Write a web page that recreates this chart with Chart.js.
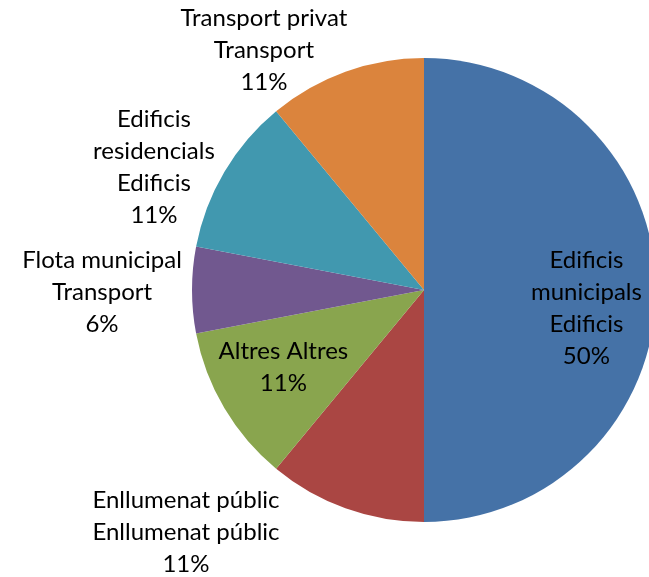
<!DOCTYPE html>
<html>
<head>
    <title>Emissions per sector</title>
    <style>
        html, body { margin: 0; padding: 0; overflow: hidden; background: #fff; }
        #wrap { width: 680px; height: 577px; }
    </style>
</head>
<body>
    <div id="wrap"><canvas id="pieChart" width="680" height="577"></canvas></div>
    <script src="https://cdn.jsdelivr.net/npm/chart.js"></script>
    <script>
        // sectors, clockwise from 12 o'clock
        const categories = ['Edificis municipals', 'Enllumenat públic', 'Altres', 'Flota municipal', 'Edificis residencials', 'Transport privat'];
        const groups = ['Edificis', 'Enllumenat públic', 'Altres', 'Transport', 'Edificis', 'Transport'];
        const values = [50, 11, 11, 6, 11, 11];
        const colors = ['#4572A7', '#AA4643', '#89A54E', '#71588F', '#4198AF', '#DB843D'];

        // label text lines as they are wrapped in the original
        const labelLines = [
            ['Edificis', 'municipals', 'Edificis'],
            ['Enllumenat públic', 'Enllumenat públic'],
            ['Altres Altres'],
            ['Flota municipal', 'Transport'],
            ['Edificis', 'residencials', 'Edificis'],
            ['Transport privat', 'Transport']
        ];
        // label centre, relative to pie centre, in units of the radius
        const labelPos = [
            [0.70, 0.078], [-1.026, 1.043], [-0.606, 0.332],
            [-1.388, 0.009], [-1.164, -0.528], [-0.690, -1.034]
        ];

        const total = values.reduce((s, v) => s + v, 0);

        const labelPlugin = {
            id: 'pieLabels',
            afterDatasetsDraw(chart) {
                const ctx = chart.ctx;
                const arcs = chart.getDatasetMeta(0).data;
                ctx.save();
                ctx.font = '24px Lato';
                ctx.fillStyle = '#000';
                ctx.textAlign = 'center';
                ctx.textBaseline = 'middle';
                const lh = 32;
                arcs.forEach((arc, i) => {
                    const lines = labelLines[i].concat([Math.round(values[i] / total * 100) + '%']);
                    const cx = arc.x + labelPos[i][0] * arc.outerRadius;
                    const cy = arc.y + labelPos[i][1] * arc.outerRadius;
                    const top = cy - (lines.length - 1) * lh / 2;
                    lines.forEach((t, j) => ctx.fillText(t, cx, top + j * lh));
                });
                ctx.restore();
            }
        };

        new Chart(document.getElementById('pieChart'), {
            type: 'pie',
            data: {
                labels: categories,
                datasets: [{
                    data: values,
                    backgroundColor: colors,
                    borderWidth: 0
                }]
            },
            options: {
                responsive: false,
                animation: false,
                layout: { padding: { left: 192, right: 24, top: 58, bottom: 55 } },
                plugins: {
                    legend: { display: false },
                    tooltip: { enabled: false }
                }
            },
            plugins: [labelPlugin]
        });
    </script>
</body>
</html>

......

Transcribe the whole listing, character for character, but not its images.

Write a web page that recreates this chart with Chart.js.
<!DOCTYPE html>
<html>
<head>
    <title>Emissions per sector</title>
    <style>
        html, body { margin: 0; padding: 0; overflow: hidden; background: #fff; }
        #wrap { width: 680px; height: 577px; }
    </style>
</head>
<body>
    <div id="wrap"><canvas id="pieChart" width="680" height="577"></canvas></div>
    <script src="https://cdn.jsdelivr.net/npm/chart.js"></script>
    <script>
        // sectors, clockwise from 12 o'clock
        const categories = ['Edificis municipals', 'Enllumenat públic', 'Altres', 'Flota municipal', 'Edificis residencials', 'Transport privat'];
        const groups = ['Edificis', 'Enllumenat públic', 'Altres', 'Transport', 'Edificis', 'Transport'];
        const values = [50, 11, 11, 6, 11, 11];
        const colors = ['#4572A7', '#AA4643', '#89A54E', '#71588F', '#4198AF', '#DB843D'];

        // label text lines as they are wrapped in the original
        const labelLines = [
            ['Edificis', 'municipals', 'Edificis'],
            ['Enllumenat públic', 'Enllumenat públic'],
            ['Altres Altres'],
            ['Flota municipal', 'Transport'],
            ['Edificis', 'residencials', 'Edificis'],
            ['Transport privat', 'Transport']
        ];
        // label centre, relative to pie centre, in units of the radius
        const labelPos = [
            [0.70, 0.078], [-1.026, 1.043], [-0.606, 0.332],
            [-1.388, 0.009], [-1.164, -0.528], [-0.690, -1.034]
        ];

        const total = values.reduce((s, v) => s + v, 0);

        const labelPlugin = {
            id: 'pieLabels',
            afterDatasetsDraw(chart) {
                const ctx = chart.ctx;
                const arcs = chart.getDatasetMeta(0).data;
                ctx.save();
                ctx.font = '24px Lato';
                ctx.fillStyle = '#000';
                ctx.textAlign = 'center';
                ctx.textBaseline = 'middle';
                const lh = 32;
                arcs.forEach((arc, i) => {
                    const lines = labelLines[i].concat([Math.round(values[i] / total * 100) + '%']);
                    const cx = arc.x + labelPos[i][0] * arc.outerRadius;
                    const cy = arc.y + labelPos[i][1] * arc.outerRadius;
                    const top = cy - (lines.length - 1) * lh / 2;
                    lines.forEach((t, j) => ctx.fillText(t, cx, top + j * lh));
                });
                ctx.restore();
            }
        };

        new Chart(document.getElementById('pieChart'), {
            type: 'pie',
            data: {
                labels: categories,
                datasets: [{
                    data: values,
                    backgroundColor: colors,
                    borderWidth: 0
                }]
            },
            options: {
                responsive: false,
                animation: false,
                layout: { padding: { left: 192, right: 24, top: 58, bottom: 55 } },
                plugins: {
                    legend: { display: false },
                    tooltip: { enabled: false }
                }
            },
            plugins: [labelPlugin]
        });
    </script>
</body>
</html>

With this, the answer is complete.